There are many dimensions to patients’ experience with cancer. Certain experiences, or symptoms, are shared by most patients with cancer. As discussed elsewhere, three of those symptoms, pain, fatigue, and depression often track together in the same individual. Taking the type of cancer, stage, and treatment into account, subjective evaluation of these predictable commonalities is colored by the extent to which his or her cancer can be treated or cured, individual psychology, and effective social or spiritual support.


Until the recent past, these symptoms were silently tolerated as a consequence of cancer and its treatment. If identified at all, they were considered as part of the burden one pays when living with life-threatening illness and perhaps as surrogates for the extent of disease or treatment response. Modern biotechnology, and the extended survival of patients with some cancers, has brought focus to these symptoms and expanded the opportunity for intervention. The strengthened sense of consumerism coupled with faster multimedia communications’ information explosion have sparked demand for the treatment of pain, fatigue, and depression before rigorous studies of the triad have been completed.

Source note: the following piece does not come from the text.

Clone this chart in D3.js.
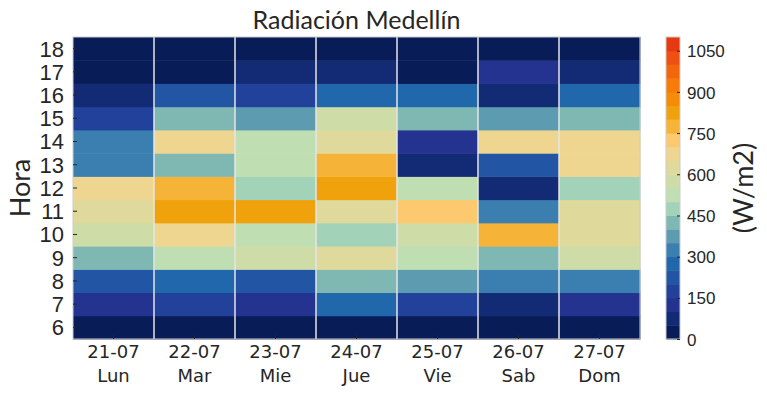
<!DOCTYPE html>
<html>
<head>
<meta charset="utf-8">
<script src="https://cdn.jsdelivr.net/npm/d3@7"></script>
<style>
  body { margin: 0; background: #fff; }
  text { fill: #262626; }
  .xlab, .xlab tspan { font-family: "DejaVu Sans", sans-serif; font-size: 18px; }
</style>
</head>
<body>
<div class="canvas"></div>
<script>
// data
const fechas = ['21-07', '22-07', '23-07', '24-07', '25-07', '26-07', '27-07'];
const dias = ['Lun', 'Mar', 'Mie', 'Jue', 'Vie', 'Sab', 'Dom'];
const horas = [6, 7, 8, 9, 10, 11, 12, 13, 14, 15, 16, 17, 18];
// W/m2 per hour 6..18
const lun = [25, 125, 225, 425, 575, 625, 675, 325, 325, 175, 75, 25, 25];
const mar = [25, 175, 275, 525, 675, 825, 775, 425, 675, 425, 225, 25, 25];
const mie = [25, 125, 225, 575, 525, 825, 475, 525, 525, 375, 175, 75, 25];
const jue = [25, 275, 425, 625, 475, 625, 825, 775, 625, 575, 275, 75, 25];
const vie = [25, 175, 375, 525, 575, 725, 525, 75, 125, 425, 275, 25, 25];
const sab = [25, 75, 325, 425, 775, 325, 75, 225, 675, 375, 75, 125, 25];
const dom = [25, 125, 325, 575, 625, 625, 475, 675, 675, 425, 275, 75, 25];
const cbTicks = [0, 150, 300, 450, 600, 750, 900, 1050];

const series = [lun, mar, mie, jue, vie, sab, dom];

// discrete colormap, 22 bins of 50 W/m2
const binColors = ['#081d58', '#132a74', '#24338f', '#22419a', '#2256a4', '#2167ab',
  '#3a7fb0', '#5d9bb0', '#7fb8b3', '#a2d3b8', '#bfdfb2', '#cedca7', '#dfd99b',
  '#efd690', '#fcc96f', '#f5b437', '#f0a20c', '#f48c08', '#f67b08', '#f4660c',
  '#ee5011', '#e7390f'];

const svg = d3.select('.canvas').append('svg')
    .attr('width', 767)
    .attr('height', 395)
    .style('font-family', 'Lato, sans-serif');

const margin = { left: 73, top: 37, right: 127, bottom: 56 };
const graphWidth = 767 - margin.left - margin.right;
const graphHeight = 395 - margin.top - margin.bottom;

const graph = svg.append('g')
    .attr('transform', `translate(${margin.left},${margin.top})`);

const x = d3.scaleBand().domain(d3.range(fechas.length)).range([0, graphWidth]);
const y = d3.scaleBand().domain(horas).range([graphHeight, 0]);

const color = d3.scaleQuantize().domain([0, 1100]).range(binColors);

const cells = [];
series.forEach((vals, i) => vals.forEach((v, j) => cells.push({ dia: i, hora: horas[j], v })));

graph.selectAll('rect.cell')
    .data(cells)
    .enter().append('rect')
    .attr('class', 'cell')
    .attr('x', d => x(d.dia))
    .attr('y', d => y(d.hora))
    .attr('width', x.bandwidth() + 0.5)
    .attr('height', y.bandwidth() + 0.5)
    .attr('fill', d => color(d.v));

// white separators between days
graph.selectAll('line.sep')
    .data(d3.range(1, fechas.length))
    .enter().append('line')
    .attr('x1', d => x(d)).attr('x2', d => x(d))
    .attr('y1', 0).attr('y2', graphHeight)
    .attr('stroke', '#e6e6e6')
    .attr('stroke-width', 1.5);

graph.append('rect')
    .attr('width', graphWidth).attr('height', graphHeight)
    .attr('fill', 'none').attr('stroke', '#cccccc');

// axes with inward ticks
const yAxis = d3.axisLeft(y).tickSize(-4).tickPadding(9);
const yAxisGroup = graph.append('g').call(yAxis);
yAxisGroup.select('.domain').remove();
yAxisGroup.selectAll('line').attr('stroke', '#262626');
yAxisGroup.selectAll('text').style('font-size', '22px').attr('dy', '0.36em');

const xAxis = d3.axisBottom(x).tickSize(-4).tickFormat(() => '');
const xAxisGroup = graph.append('g')
    .attr('transform', `translate(0,${graphHeight})`)
    .call(xAxis);
xAxisGroup.select('.domain').remove();
xAxisGroup.selectAll('line').attr('stroke', '#262626');

const xLabels = xAxisGroup.selectAll('.tick').append('text')
    .attr('class', 'xlab')
    .attr('text-anchor', 'middle')
    .attr('font-family', '"DejaVu Sans", sans-serif')
    .attr('fill', '#262626');
xLabels.append('tspan').attr('x', 0).attr('y', 19).text(d => fechas[d]);
xLabels.append('tspan').attr('x', 0).attr('y', 43).text(d => dias[d]);

svg.append('text')
    .attr('transform', `translate(30,${margin.top + graphHeight / 2}) rotate(-90)`)
    .attr('text-anchor', 'middle')
    .style('font-size', '27px')
    .text('Hora');

svg.append('text')
    .attr('x', margin.left + graphWidth / 2)
    .attr('y', 29)
    .attr('text-anchor', 'middle')
    .style('font-size', '25px')
    .text('Radiación Medellín');

// colorbar
const cb = svg.append('g').attr('transform', `translate(666,${margin.top})`);
const cbWidth = 14;
const c = d3.scaleLinear().domain([0, 1100]).range([graphHeight, 0]);

cb.selectAll('rect.bin')
    .data(binColors)
    .enter().append('rect')
    .attr('x', 0)
    .attr('y', (d, i) => c((i + 1) * 50))
    .attr('width', cbWidth)
    .attr('height', (d, i) => c(i * 50) - c((i + 1) * 50) + 0.5)
    .attr('fill', d => d);

cb.append('rect')
    .attr('width', cbWidth).attr('height', graphHeight)
    .attr('fill', 'none').attr('stroke', '#cccccc');

const cAxisGroup = cb.append('g')
    .attr('transform', `translate(${cbWidth},0)`)
    .call(d3.axisRight(c).tickValues(cbTicks).tickSize(-3).tickPadding(7).tickFormat(d3.format('d')));
cAxisGroup.select('.domain').remove();
cAxisGroup.selectAll('line').attr('stroke', '#262626');
cAxisGroup.selectAll('text').style('font-size', '17px').attr('dy', '0.36em');

svg.append('text')
    .attr('transform', `translate(753,${margin.top + graphHeight / 2}) rotate(-90)`)
    .attr('text-anchor', 'middle')
    .style('font-size', '27px')
    .text('(W/m2)');
</script>
</body>
</html>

The question at hand—What is the optimal treatment of symptom clusters?—challenges the underpinnings of medical decision making developed throughout the twentieth century as well as the notion of evidence-based medicine popularized at the century’s close. Accurate diagnoses, made with uniform and accepted criteria in mind, precede the formation of a treatment plan. Treatment, when instituted, is based on evidence from controlled trials as the gold standard taking precedence over clinician familiarity or past experience.


Separating the constitutional signs and symptoms of cancer itself from those of depression has become more feasible through collective experience and research, though the process is still somewhat inexact. Challenging the popular notion that all cancer patients suffer depression has led to a dilemma: defining degrees of depression in the wide variety of cancer illnesses at its various stages and with its confounding treatments, and then designing proper treatment for these mood changes. Tradition asks that a diagnosis be established before a treatment plan is set. Estimating the contribution of mood to the experience of cancer underscores the very basic property of mood as a background emotion to the life experiences that occur around it.

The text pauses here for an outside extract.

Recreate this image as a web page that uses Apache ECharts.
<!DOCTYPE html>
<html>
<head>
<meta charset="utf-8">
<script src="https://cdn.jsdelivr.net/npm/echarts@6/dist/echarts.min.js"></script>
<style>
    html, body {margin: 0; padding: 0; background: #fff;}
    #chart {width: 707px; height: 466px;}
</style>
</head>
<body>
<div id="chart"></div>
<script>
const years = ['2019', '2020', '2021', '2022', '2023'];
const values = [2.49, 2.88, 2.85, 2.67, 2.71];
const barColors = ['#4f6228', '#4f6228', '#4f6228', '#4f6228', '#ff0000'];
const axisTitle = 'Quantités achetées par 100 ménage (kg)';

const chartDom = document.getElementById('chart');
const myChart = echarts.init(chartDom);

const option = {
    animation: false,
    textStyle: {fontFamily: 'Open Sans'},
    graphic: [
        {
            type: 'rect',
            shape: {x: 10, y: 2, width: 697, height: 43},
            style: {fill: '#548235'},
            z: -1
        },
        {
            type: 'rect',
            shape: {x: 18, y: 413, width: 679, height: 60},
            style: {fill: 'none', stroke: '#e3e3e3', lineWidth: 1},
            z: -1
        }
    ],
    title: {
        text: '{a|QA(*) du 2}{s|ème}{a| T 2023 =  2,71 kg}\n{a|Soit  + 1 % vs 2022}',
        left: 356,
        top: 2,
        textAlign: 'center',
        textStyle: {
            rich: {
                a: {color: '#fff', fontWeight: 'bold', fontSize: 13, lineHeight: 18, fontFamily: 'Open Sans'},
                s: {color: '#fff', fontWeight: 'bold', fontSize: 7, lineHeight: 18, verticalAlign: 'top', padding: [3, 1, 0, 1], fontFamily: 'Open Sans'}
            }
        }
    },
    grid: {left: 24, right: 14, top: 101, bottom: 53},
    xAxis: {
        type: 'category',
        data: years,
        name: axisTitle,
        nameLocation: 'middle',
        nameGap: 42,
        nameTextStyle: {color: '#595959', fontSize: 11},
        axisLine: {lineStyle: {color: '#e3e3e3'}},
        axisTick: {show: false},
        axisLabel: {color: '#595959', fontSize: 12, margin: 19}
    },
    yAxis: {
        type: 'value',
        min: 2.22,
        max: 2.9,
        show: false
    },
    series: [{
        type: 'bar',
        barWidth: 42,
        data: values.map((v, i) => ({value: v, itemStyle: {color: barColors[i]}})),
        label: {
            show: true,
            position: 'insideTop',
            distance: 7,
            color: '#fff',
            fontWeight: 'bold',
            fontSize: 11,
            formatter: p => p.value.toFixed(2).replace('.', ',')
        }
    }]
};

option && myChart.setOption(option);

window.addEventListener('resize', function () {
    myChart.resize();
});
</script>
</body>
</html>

With a parallel interest in diagnosing and treating pain and fatigue, the ever-present contribution of mood complicates the understanding of these symptoms in cancer. Not every patient experiences pain or fatigue to the same degree, and culture and personal values overlay these symptoms as well. Looking at each symptom separately, it should be clear that their presentation and measurement have substantial overlap, so it is reasonable to assume that respective treatments would overlap as well.

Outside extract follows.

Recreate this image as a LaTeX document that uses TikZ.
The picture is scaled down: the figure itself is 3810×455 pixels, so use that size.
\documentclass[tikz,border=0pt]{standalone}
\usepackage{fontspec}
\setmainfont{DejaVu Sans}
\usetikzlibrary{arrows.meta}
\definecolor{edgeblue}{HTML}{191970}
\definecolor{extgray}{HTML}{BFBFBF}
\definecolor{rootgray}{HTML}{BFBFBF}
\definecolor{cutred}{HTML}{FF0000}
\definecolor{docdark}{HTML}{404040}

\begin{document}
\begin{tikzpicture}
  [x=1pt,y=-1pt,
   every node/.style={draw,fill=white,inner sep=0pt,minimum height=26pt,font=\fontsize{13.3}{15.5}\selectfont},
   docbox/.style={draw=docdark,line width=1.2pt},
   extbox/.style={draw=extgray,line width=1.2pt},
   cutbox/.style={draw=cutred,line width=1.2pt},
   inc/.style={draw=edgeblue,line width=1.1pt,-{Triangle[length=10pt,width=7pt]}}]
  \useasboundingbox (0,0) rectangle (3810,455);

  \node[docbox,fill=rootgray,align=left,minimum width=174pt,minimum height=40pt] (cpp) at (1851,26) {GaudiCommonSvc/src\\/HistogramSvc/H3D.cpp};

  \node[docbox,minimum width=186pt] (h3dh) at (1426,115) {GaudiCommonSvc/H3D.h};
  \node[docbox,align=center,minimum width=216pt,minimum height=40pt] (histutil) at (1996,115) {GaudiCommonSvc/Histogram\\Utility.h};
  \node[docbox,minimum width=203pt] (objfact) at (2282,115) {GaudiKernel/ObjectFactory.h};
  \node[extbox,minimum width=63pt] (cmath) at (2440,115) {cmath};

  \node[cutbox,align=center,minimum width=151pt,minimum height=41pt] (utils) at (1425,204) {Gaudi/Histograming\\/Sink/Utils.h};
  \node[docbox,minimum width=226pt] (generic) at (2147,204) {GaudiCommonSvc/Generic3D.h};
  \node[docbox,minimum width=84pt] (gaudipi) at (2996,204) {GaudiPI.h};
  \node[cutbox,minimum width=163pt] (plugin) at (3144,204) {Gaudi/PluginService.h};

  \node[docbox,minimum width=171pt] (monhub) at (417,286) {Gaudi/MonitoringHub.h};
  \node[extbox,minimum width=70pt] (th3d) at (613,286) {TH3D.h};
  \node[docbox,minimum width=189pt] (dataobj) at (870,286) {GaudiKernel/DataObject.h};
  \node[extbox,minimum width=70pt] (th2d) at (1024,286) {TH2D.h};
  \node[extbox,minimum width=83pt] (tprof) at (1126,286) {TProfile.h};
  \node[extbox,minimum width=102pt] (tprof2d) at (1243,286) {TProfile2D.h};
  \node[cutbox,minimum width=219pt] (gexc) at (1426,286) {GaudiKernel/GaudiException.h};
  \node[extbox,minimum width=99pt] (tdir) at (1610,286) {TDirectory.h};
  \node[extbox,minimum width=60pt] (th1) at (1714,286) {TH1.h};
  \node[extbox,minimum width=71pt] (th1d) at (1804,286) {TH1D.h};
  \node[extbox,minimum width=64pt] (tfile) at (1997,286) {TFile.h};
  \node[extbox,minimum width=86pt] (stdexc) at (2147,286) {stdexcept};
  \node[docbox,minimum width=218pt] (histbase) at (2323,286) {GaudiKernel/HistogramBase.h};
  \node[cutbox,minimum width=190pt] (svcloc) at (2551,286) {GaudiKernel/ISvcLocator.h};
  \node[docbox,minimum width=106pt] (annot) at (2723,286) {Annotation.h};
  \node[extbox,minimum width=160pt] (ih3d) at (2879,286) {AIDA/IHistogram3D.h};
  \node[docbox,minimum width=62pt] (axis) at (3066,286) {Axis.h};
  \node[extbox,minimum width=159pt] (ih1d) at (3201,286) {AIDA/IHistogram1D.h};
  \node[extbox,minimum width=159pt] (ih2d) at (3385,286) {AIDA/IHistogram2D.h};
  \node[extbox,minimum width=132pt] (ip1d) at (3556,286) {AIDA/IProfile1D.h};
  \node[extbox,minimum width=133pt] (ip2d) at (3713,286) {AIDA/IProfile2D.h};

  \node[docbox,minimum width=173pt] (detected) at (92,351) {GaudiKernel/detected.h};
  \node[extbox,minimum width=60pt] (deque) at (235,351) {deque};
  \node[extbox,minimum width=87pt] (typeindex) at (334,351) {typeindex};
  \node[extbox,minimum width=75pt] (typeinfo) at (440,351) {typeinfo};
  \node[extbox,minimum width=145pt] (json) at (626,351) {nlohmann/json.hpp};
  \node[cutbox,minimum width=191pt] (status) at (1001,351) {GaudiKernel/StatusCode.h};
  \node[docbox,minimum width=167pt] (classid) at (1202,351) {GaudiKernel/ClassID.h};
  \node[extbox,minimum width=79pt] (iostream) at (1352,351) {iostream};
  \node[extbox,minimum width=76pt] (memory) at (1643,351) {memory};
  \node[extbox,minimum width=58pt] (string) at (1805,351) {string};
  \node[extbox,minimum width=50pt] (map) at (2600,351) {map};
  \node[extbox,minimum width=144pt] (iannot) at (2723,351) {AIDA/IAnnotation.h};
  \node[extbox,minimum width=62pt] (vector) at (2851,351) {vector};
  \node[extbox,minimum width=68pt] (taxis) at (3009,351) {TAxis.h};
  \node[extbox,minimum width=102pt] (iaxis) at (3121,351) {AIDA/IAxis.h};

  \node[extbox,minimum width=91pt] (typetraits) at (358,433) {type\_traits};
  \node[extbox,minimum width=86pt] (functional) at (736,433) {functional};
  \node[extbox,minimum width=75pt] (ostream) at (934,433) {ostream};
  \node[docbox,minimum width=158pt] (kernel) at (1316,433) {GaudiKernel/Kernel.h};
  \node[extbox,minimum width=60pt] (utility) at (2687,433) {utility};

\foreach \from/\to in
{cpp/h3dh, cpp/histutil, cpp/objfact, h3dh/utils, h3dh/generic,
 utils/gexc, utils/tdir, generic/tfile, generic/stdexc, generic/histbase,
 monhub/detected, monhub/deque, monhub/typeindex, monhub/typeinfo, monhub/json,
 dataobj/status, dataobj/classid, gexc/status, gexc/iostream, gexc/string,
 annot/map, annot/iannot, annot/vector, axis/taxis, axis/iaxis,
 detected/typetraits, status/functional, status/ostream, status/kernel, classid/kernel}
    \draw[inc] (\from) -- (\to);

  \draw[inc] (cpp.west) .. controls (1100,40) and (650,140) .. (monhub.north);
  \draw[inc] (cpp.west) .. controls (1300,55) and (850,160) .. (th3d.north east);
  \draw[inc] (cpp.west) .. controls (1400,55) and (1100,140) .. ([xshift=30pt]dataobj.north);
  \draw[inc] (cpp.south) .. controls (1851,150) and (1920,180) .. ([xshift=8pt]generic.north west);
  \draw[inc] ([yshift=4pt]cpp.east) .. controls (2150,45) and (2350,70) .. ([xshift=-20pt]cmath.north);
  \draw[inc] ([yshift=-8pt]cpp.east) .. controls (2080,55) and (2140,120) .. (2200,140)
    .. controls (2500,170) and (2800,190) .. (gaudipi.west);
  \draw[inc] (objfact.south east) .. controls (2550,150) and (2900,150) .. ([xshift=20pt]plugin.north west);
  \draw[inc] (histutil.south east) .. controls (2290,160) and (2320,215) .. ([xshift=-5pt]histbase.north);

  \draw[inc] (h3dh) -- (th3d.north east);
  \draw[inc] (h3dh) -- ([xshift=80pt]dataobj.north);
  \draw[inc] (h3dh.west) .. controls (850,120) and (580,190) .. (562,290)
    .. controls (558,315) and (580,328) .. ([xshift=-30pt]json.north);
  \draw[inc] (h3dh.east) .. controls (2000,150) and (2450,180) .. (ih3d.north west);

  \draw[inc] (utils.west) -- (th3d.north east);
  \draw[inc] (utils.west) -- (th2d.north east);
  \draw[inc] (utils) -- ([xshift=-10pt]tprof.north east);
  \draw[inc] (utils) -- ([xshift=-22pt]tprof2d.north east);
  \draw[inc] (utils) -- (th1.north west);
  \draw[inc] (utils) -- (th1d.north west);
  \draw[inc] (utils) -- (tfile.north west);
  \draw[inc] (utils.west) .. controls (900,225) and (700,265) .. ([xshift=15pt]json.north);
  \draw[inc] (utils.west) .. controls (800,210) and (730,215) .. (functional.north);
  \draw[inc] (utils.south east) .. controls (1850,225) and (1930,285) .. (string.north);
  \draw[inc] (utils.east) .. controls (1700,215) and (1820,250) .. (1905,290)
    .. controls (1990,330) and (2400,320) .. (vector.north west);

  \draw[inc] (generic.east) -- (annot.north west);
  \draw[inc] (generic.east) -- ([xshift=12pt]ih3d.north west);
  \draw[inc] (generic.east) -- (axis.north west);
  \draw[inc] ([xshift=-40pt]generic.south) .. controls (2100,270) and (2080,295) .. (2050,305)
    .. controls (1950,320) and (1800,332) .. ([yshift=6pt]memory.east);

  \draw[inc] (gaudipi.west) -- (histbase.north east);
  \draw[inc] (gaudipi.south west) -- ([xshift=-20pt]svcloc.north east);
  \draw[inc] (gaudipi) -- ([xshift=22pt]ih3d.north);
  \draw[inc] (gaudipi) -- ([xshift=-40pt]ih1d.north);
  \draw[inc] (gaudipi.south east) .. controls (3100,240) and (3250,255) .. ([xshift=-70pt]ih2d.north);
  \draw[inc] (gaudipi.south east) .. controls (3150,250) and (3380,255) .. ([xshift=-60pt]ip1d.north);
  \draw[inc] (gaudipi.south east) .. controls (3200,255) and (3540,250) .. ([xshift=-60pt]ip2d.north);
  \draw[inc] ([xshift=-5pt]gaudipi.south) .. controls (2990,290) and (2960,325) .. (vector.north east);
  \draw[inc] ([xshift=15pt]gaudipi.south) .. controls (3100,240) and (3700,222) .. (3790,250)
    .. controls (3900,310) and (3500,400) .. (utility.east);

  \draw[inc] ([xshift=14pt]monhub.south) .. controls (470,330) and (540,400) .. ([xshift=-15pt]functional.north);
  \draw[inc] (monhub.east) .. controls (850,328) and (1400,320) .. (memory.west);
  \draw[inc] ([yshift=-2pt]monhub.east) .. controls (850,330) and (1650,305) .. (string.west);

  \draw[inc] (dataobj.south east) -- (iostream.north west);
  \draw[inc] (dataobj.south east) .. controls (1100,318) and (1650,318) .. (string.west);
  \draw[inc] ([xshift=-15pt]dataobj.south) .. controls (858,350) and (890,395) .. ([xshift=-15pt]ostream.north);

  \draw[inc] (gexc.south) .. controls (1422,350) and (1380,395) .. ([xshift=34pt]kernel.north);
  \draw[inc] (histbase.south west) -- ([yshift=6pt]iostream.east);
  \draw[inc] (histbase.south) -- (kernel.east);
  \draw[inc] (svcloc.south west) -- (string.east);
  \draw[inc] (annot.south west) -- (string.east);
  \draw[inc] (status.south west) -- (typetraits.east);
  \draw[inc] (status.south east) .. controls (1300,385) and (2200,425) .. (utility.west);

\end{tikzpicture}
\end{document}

Critical thinking forces us to first look at accepted treatment modalities for each symptom in isolation, drawing on what is known about the symptom in general: depression in the physically healthy, fatigue in those without depression or cancer, and pain from a variety of causes. The subsequent challenge is to adapt these "pure" circumstances across the spectrum of cancer and its treatments, adjusting for age and comorbidities.


With an evidence-based focus, the next step to approaching the treatment of symptom clusters is to survey published data examining cluster treatments across the lifespan and among various cancers. Articles describing findings of these clusters do not exist. An innovative methodological adaptation is to take the usual and generally acceptable treatment modalities used for a single cancer symptom and examine its efficacy in the remaining two symptoms. The notion of "clustering" of pain, fatigue, and depression is born out of the impression that a treatment modality commonly used in one symptom can reduce the burden of the others.